L’action de la banque Monte dei Paschi a quant à elle dégringolé en début de semaine, perdant 36 % de sa valeur en deux jours, avant que le régulateur boursier italien n’intervienne, le 6 juillet, pour interdire les spéculations sur le titre.

La troisième banque italienne traverse depuis plusieurs années une passe difficile, situation consécutive notamment au rachat d’Antonveneta en 2008 pour neuf milliards d’euros, au point que l’établissement a dû être renfloué par les pouvoirs publics. Des pertes sur le marché des produits dérivés à haut risque et d’une accumulation de créances douteuses n’auront rien arrangé à l’affaire.

La banque, classée dernière aux tests de résistance européens pratiqués en octobre 2014,  détient 46,7 milliards d’euros de créances douteuses brutes, soit plus du tiers de son portefeuille de prêts, le pourcentage le plus élevé du secteur bancaire italien.
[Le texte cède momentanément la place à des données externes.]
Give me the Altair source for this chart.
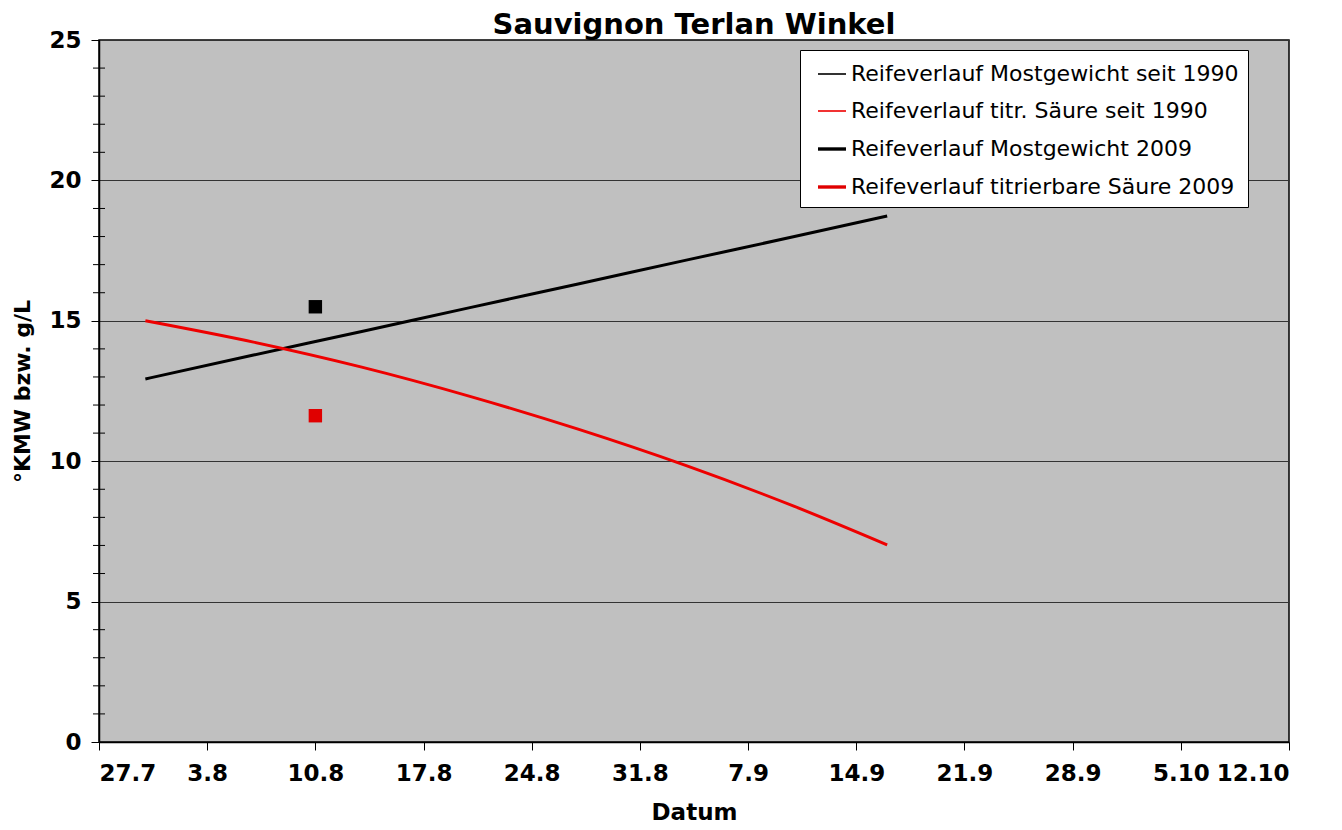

Alors que le poids de ces créances inquiète de plus en plus les investisseurs, la Banque centrale européenne lui a demandé de rechercher un acquéreur.

Si Monte dei Paschi, chroniquement au bord de la faillite depuis des années et impliquée dans des affaires de corruption, constitue certes un cas extrême, la plupart des plus de 600 établissements bancaires du pays ont perdu de la valeur depuis les résultats du référendum britannique.

Compte-tenu du volume des créances douteuses détenues par les banques italiennes, les 67 milliards d’euros qui se sont avérés nécessaires pour sauver le secteur bancaire irlandais ne devrait pas suffire dans le cas transalpin.

Des exigences financières qui tombent au plus mal alors que l’état des finances publiques des autres membres de l’UE ne s’avère guère réjouissant.

Si le Premier ministre italien, Matteo Renzi, souhaite injecter directement de l’argent dans les banques en difficulté, en empruntant de l’argent à l’Europe si nécessaire,
mais une réglementation européenne de 2014 pourrait rendre la tâche du gouvernement italien particulièrement compliquée.

Elle stipule en effet que les actionnaires des groupes concernés soient les premiers à être sollicités financièrement avant de faire appel à l’argent des contribuables. Or, historiquement, les actionnaires des banques italiennes sont principalement des petits épargnants ou des particuliers.

Matteo Renzi peut difficilement demander à des retraités et à des simples citoyens de perdre de l’argent, alors que tous les autres pays ont pu se faire aider par l’UE et le FMI souligne le Financial Times.

C’est dans un tel contexte que le Premier ministre italien a annoncé le 4 juillet dernier, qu’il ferait tout pour sauver les banques, en tâchant notamment de faire abstraction de cette réglementation.

Une déclaration qui a fortement déplu à l’Allemagne, laquelle a d’ores et déjà averti de l’impossibilité d’aider directement les banques italiennes à travers un programme d’aide internationale, si Rome décidait de contourner « des règles adoptées il y a à peine deux ans ».

Au final, si le gouvernement refuse de faire payer des petits actionnaires et si Berlin refuse que des fonds européens soient prêtés à Rome en cas de non-respect de réglementation de 2014, l’Italie pourrait se retrouver dans l’impasse.

Or, la faillite des banques italiennes pourrait être propice à l’émergence d’un vaste effet domino au sein des pays européens, pouvant conduire à terme à une nouvelle crise de la zone euro.